Pandemia e a folia em 2023

O período da folia em 2023 teve início no dia 4 de fevereiro. A celebração do Carnaval em Belo Horizonte está programada para se estender até o próximo dia 26. A cidade espera receber cerca de 5 milhões de foliões durante este período, números que projetam a festa como a maior de toda a história da capital mineira. O Carnaval ocorre no momento em que a cidade considera a pandemia controlada, com 1.171 casos e 8 óbitos confirmados neste ano, conforme o último boletim epidemiológico, publicado no dia 8 de fevereiro.

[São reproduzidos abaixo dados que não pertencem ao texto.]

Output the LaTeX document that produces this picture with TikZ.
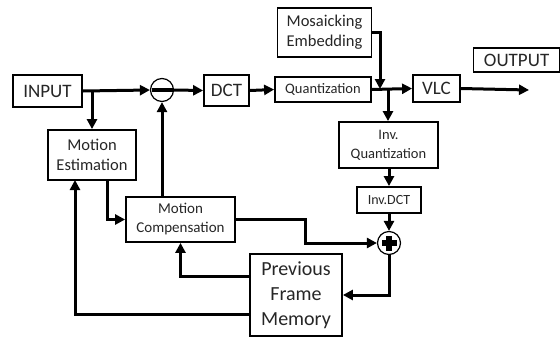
\documentclass[tikz,border=0pt]{standalone}
\usepackage{fontspec}
\setmainfont{Carlito}
\usetikzlibrary{arrows.meta,calc}
\begin{document}
\begin{tikzpicture}[x=1pt,y=-1pt,
  blk/.style={draw,line width=1.8pt,rectangle,inner sep=0pt,align=center,text=black!85},
  sum/.style={draw,line width=1.2pt,circle,minimum size=23pt,inner sep=0pt},
  arr/.style={line width=3pt,-{Triangle[length=10pt,width=10pt]}},
  ln/.style={line width=3pt}]
\useasboundingbox (0,0) rectangle (560,338);
\node[blk,minimum width=69pt,minimum height=32pt,font=\fontsize{19}{20}\selectfont] (in) at (47.5,91) {INPUT};
\node[sum] (minus) at (162,90) {};
\fill ($(minus.center)+(-10.5,-1.6)$) rectangle ($(minus.center)+(10.5,1.6)$);
\node[blk,minimum width=45pt,minimum height=31pt,font=\fontsize{19}{20}\selectfont] (dct) at (226.5,90.5) {DCT};
\node[blk,minimum width=96pt,minimum height=25pt,font=\fontsize{14.5}{16}\selectfont] (q) at (323,89.5) {Quantization};
\node[blk,minimum width=94pt,minimum height=49pt,font=\fontsize{16.5}{20}\selectfont] (mos) at (324.5,32.5) {Mosaicking\\Embedding};
\node[blk,minimum width=47pt,minimum height=27pt,font=\fontsize{19}{20}\selectfont] (vlc) at (436.5,88.5) {VLC};
\node[blk,line width=1.2pt,minimum width=86pt,minimum height=24pt,font=\fontsize{19}{20}\selectfont,anchor=west] (out) at (473,60) {OUTPUT};
\node[blk,minimum width=99pt,minimum height=46pt,font=\fontsize{14.5}{19}\selectfont] (iq) at (388.5,145) {Inv.\\Quantization};
\node[blk,minimum width=64pt,minimum height=26pt,font=\fontsize{14}{16}\selectfont] (idct) at (389,200) {Inv.DCT};
\node[sum] (plus) at (389,243) {};
\fill ($(plus.center)+(-7.5,-2.6)$) rectangle ($(plus.center)+(7.5,2.6)$);
\fill ($(plus.center)+(-2.6,-7.5)$) rectangle ($(plus.center)+(2.6,7.5)$);
\node[blk,minimum width=92pt,minimum height=82pt,font=\fontsize{20}{25}\selectfont] (pfm) at (296,295) {Previous\\Frame\\Memory};
\node[blk,minimum width=109pt,minimum height=45pt,font=\fontsize{15}{19}\selectfont] (mc) at (180.5,219.5) {Motion\\Compensation};
\node[blk,minimum width=88pt,minimum height=50pt,font=\fontsize{16.5}{20}\selectfont] (me) at (92,155) {Motion\\Estimation};
\coordinate (b1) at (92,90);
\coordinate (b2) at (388,90);
\coordinate (oend) at (529,90);
% connectors
\draw[arr] (in.east) -- (minus.west);
\draw[arr] (b1) -- (me.north);
\draw[arr] (minus.east) -- (dct.west);
\draw[arr] (dct.east) -- (q.west);
\draw[arr] (q.east) -- (vlc.west);
\draw[arr] (mos.east |- 0,32) -| (380,89);
\draw[arr] (b2) -- (b2 |- iq.north);
\draw[arr] (iq.south -| idct.north) -- (idct.north);
\draw[arr] (idct.south) -- (plus.north);
\draw[arr] (vlc.east) -- (oend);
\draw[arr] (mc.north -| minus.south) -- (minus.south);
\draw[arr] (107,180) |- (mc.west);
\draw[arr] (mc.east) -- (305,219.5) |- (plus.west);
\draw[arr] (plus.south) |- (pfm.east);
\draw[arr] (pfm.west |- 0,276) -| (mc.south);
\draw[arr] (pfm.west |- 0,314) -| (75,180);
\end{tikzpicture}
\end{document}
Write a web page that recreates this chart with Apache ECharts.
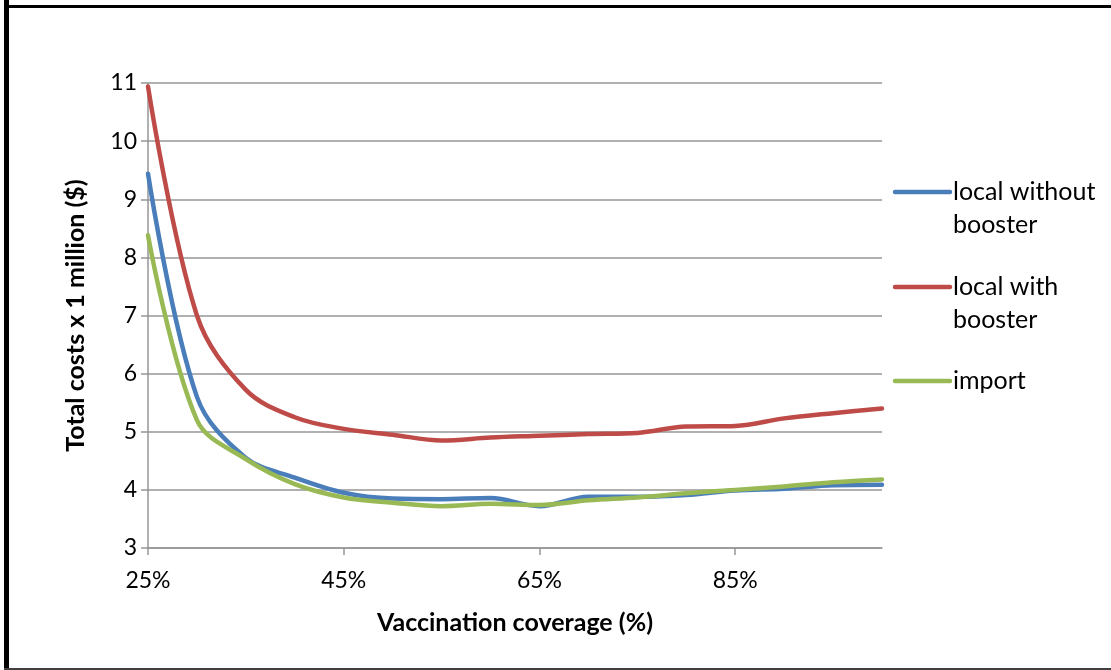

“A vida já tomou um ar de normalidade e as pessoas estão com um comportamento muito mais leve, encaram a Covid, por exemplo, de uma forma muito diferente de um ou dois anos atrás”, explica o médico infectologista e presidente a Sociedade Mineira de Infectologia, Adelino de Melo Freire Júnior. Para ele, esse comportamento é compreensível e só ocorre por causa de uma parcela significativa da população vacinada. “As pessoas sabem que, por causa disso, o risco de morrer pela doença é muito menor”, justifica.

No entanto, o especialista se mantém cauteloso quanto à realização do Carnaval neste ano. Para Adelino, as novas variantes e também as pessoas que não foram completamente vacinadas oferecem riscos e são os principais motivos de preocupação. “O vírus continua circulando e os números ainda não são desprezíveis. Por causa dessas novas variantes, a gente projeta um aumento da transmissão e de casos nos próximos meses”, aponta. Por causa disso, o infectologista orienta que os foliões adotem medidas preventivas durante a festa deste ano. “É importante ter cuidado, evitar ambientes fechados e cheios. As pessoas mais idosas e que possuem alguma comorbidade, principalmente”, completa.